Hoot mon, fleet champion in 1954 and 1955, is wallowing along next to us under a big genny and no mizzen, her crew perched like a row of black crows along the windward rail. She looks out of it already. No drive. Something's wrong with us too. Our genny is rattling like a machine gun. The steel shrouds are quivering with it, and so is the mast. We try to head up with MARE NOSTRUM and can't make it. Then we lose a luffing match to MALABAR XIII. The genny is just plain wrong. It's not giving us the power we need to drive through these waves. Two men go forward to try and trim it in tighter, hanging onto the leeward rail and getting dunked to their knees as HILARIA dips her rail at each puff. Still no good. We're sagging off to leeward of the fleet all the time. Up to windward, CRIOLLO is still boiling along; and not far behind, with her small sails strapped down and drawing perfectly, is Carleton Mitchell's everlasting FINISTERRE, eating up the rough going and picking up valuable time on the big boats.

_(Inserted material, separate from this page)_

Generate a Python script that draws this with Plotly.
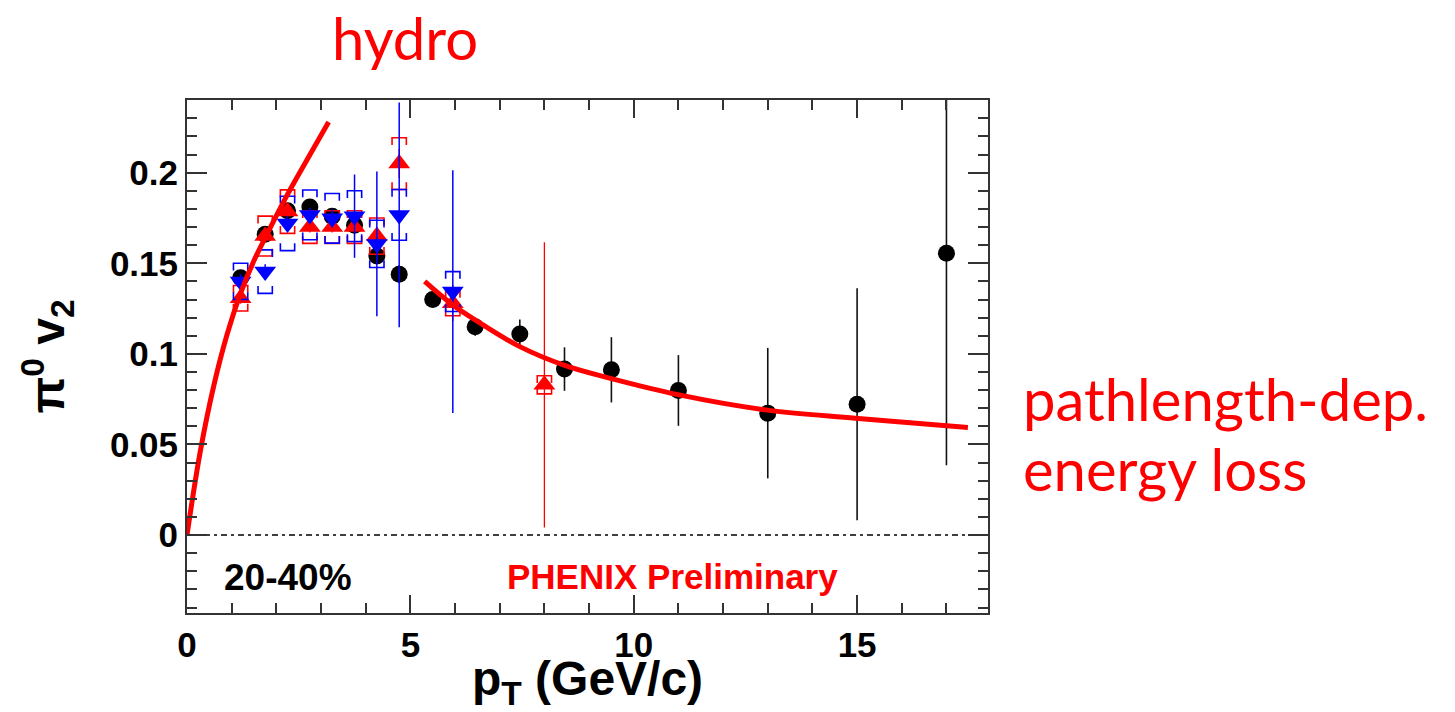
import plotly.graph_objects as go

# ---------------- data ----------------
# black circles
pt_black = [1.2, 1.75, 2.25, 2.75, 3.25, 3.75, 4.25, 4.75, 5.5, 6.45, 7.45, 8.45, 9.5, 11.0, 13.0, 15.0, 17.0]
v2_black = [0.142, 0.166, 0.179, 0.181, 0.176, 0.171, 0.154, 0.144, 0.130, 0.115, 0.111, 0.0916, 0.0912, 0.0798, 0.0673, 0.0722, 0.1555]
err_black = [0.003, 0.003, 0.003, 0.003, 0.003, 0.003, 0.004, 0.005, 0.004, 0.005, 0.008, 0.012, 0.018, 0.0195, 0.036, 0.064, 0.117]

# blue down-triangles
pt_blue = [1.2, 1.75, 2.25, 2.75, 3.25, 3.75, 4.25, 4.75, 5.95]
v2_blue = [0.140, 0.1454, 0.172, 0.1767, 0.1748, 0.176, 0.1607, 0.1767, 0.1344]
err_blue = [0.004, 0.004, 0.004, 0.004, 0.005, 0.023, 0.040, 0.062, 0.067]
sys_blue = [0.010, 0.012, 0.015, 0.0137, 0.0137, 0.014, 0.013, 0.014, 0.011]

# red up-triangles
pt_red = [1.2, 1.75, 2.25, 2.75, 3.25, 3.75, 4.25, 4.75, 5.95, 8.0]
v2_red = [0.1307, 0.165, 0.1785, 0.170, 0.170, 0.170, 0.165, 0.205, 0.128, 0.0829]
err_red = [0.003, 0.003, 0.003, 0.003, 0.003, 0.004, 0.005, 0.008, 0.010, 0.0787]
sys_red = [0.007, 0.011, 0.012, 0.009, 0.009, 0.009, 0.010, 0.0143, 0.007, 0.005]

# model curves
pt_hydro = [0.0, 0.3, 0.6, 0.9, 1.2, 1.5, 1.8, 2.2, 2.7, 3.17]
v2_hydro = [0.0, 0.0465, 0.0825, 0.111, 0.1335, 0.1515, 0.1665, 0.1857, 0.2077, 0.228]
pt_eloss = [5.32, 5.95, 6.5, 7.45, 8.47, 9.48, 10.99, 12.95, 14.96, 17.48]
v2_eloss = [0.140, 0.127, 0.118, 0.104, 0.0935, 0.0865, 0.0775, 0.0691, 0.0645, 0.0594]

x_range = [0, 17.93]
y_range = [-0.043, 0.2401]

RED = "#FF0000"
BLUE = "#0000FF"
FRAME = "#333333"
HELV = "Liberation Sans, Arial, sans-serif"


def brackets(xs, ys, sys, hw=0.16, leg=0.004):
    bx, by = [], []
    for x, y, s in zip(xs, ys, sys):
        top, bot = y + s, y - s
        bx += [x - hw, x - hw, x + hw, x + hw, None, x - hw, x - hw, x + hw, x + hw, None]
        by += [top - leg, top, top, top - leg, None, bot + leg, bot, bot, bot + leg, None]
    return bx, by


fig = go.Figure()

# black circles
fig.add_trace(go.Scatter(
    x=pt_black, y=v2_black, mode="markers",
    marker=dict(symbol="circle", size=17, color="black"),
    error_y=dict(type="data", array=err_black, color="#111111", thickness=1.6, width=0),
    showlegend=False))

# red systematics + points
rbx, rby = brackets(pt_red, v2_red, sys_red)
fig.add_trace(go.Scatter(x=rbx, y=rby, mode="lines", line=dict(color=RED, width=1.6),
                         showlegend=False, hoverinfo="skip"))
fig.add_trace(go.Scatter(
    x=pt_red, y=v2_red, mode="markers",
    marker=dict(symbol="triangle-up", size=19, color=RED),
    error_y=dict(type="data", array=err_red, color=RED, thickness=1.3, width=0),
    showlegend=False))

# blue systematics + points
bbx, bby = brackets(pt_blue, v2_blue, sys_blue)
fig.add_trace(go.Scatter(x=bbx, y=bby, mode="lines", line=dict(color=BLUE, width=1.6),
                         showlegend=False, hoverinfo="skip"))
fig.add_trace(go.Scatter(
    x=pt_blue, y=v2_blue, mode="markers",
    marker=dict(symbol="triangle-down", size=19, color=BLUE),
    error_y=dict(type="data", array=err_blue, color=BLUE, thickness=1.5, width=0),
    showlegend=False))

# model curves
fig.add_trace(go.Scatter(x=pt_hydro, y=v2_hydro, mode="lines",
                         line=dict(color=RED, width=5, shape="spline", smoothing=1.0), showlegend=False))
fig.add_trace(go.Scatter(x=pt_eloss, y=v2_eloss, mode="lines",
                         line=dict(color=RED, width=5, shape="spline", smoothing=1.0), showlegend=False))

# dashed zero line
fig.add_shape(type="line", xref="x", yref="y", x0=x_range[0], x1=x_range[1], y0=0, y1=0,
              line=dict(color="black", width=1.5, dash="6px,4px,3px,4px"), layer="below")

tickfont = dict(family=HELV, size=35, color="black", weight="bold")

fig.update_xaxes(
    range=x_range, tick0=0, dtick=5, ticks="inside", ticklen=18, tickwidth=2, tickcolor=FRAME,
    showline=True, linewidth=2, linecolor=FRAME, mirror="allticks",
    minor=dict(ticks="inside", dtick=1, tick0=0, ticklen=10, tickwidth=1.6, tickcolor=FRAME),
    showgrid=False, zeroline=False, tickfont=tickfont,
    title=dict(text="p<sub>T</sub> (GeV/c)",
               font=dict(family=HELV, size=48, color="black", weight="bold"),
               standoff=13))

fig.update_yaxes(
    range=y_range, tick0=0, dtick=0.05, ticks="inside", ticklen=20, tickwidth=2, tickcolor=FRAME,
    showline=True, linewidth=2, linecolor=FRAME, mirror="allticks",
    minor=dict(ticks="inside", dtick=0.01, tick0=0, ticklen=10, tickwidth=1.6, tickcolor=FRAME),
    showgrid=False, zeroline=False, tickfont=tickfont,
    title=dict(text="π<sup>0</sup> v<sub>2</sub>",
               font=dict(family=HELV, size=48, color="black", weight="bold"),
               standoff=30))

annot_font = "Lato, Carlito, Calibri, sans-serif"
fig.add_annotation(text="hydro", xref="paper", yref="paper", x=0.2718, y=1.1227,
                   xanchor="center", yanchor="middle", showarrow=False,
                   font=dict(family=annot_font, size=58, color=RED))
fig.add_annotation(text="pathlength-dep.", xref="paper", yref="paper", x=1.0408, y=0.4175,
                   xanchor="left", yanchor="middle", showarrow=False,
                   font=dict(family=annot_font, size=58, color=RED))
fig.add_annotation(text="energy loss", xref="paper", yref="paper", x=1.0408, y=0.281,
                   xanchor="left", yanchor="middle", showarrow=False,
                   font=dict(family=annot_font, size=58, color=RED))
fig.add_annotation(text="20-40%", xref="x", yref="y", x=0.78, y=-0.0236,
                   xanchor="left", yanchor="middle", showarrow=False,
                   font=dict(family=HELV, size=37, color="black", weight="bold"))
fig.add_annotation(text="PHENIX Preliminary", xref="x", yref="y", x=7.11, y=-0.023,
                   xanchor="left", yanchor="middle", showarrow=False,
                   font=dict(family=HELV, size=35, color=RED, weight="bold"))

fig.update_layout(
    width=1455, height=712,
    margin=dict(l=187, r=467, t=100, b=99, autoexpand=False),
    paper_bgcolor="white", plot_bgcolor="white",
    showlegend=False)

fig.write_html("out.html")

Twenty-eight miles out on the way across the Gulf Stream toward the coral banks at Bimini and Gun Cay. The bright white row of hotels along Miami Beach has dropped out of sight astern, and we're at sea for sure. Wind holding fresh at 20-25, a little south of east. We're still not making anything. This windward work out here in the stream isn't doing a thing for my stomach, either. One of the other crewmen is looking pretty quiet, too. The rest of the fleet is two to four miles upwind now. Nothing for us to do but cover the 44 miles over to Bimini as fast as we can, get under the shelter of the reefs and try to make up some time by running north to Great Isaac Light in the calmer water.
A board CRIOLLO there is the quick, nasty thud of broken gear, the boom sags, and the foot of the mainsail collapses like an accordion up against the mast. For 20 minutes the Cuban crew sweats to stretch the sail out along the boom. Finally they make it. CRIOLLO takes off again, but you can't give away time like that to FINISTERRE, not in a rough race like this one.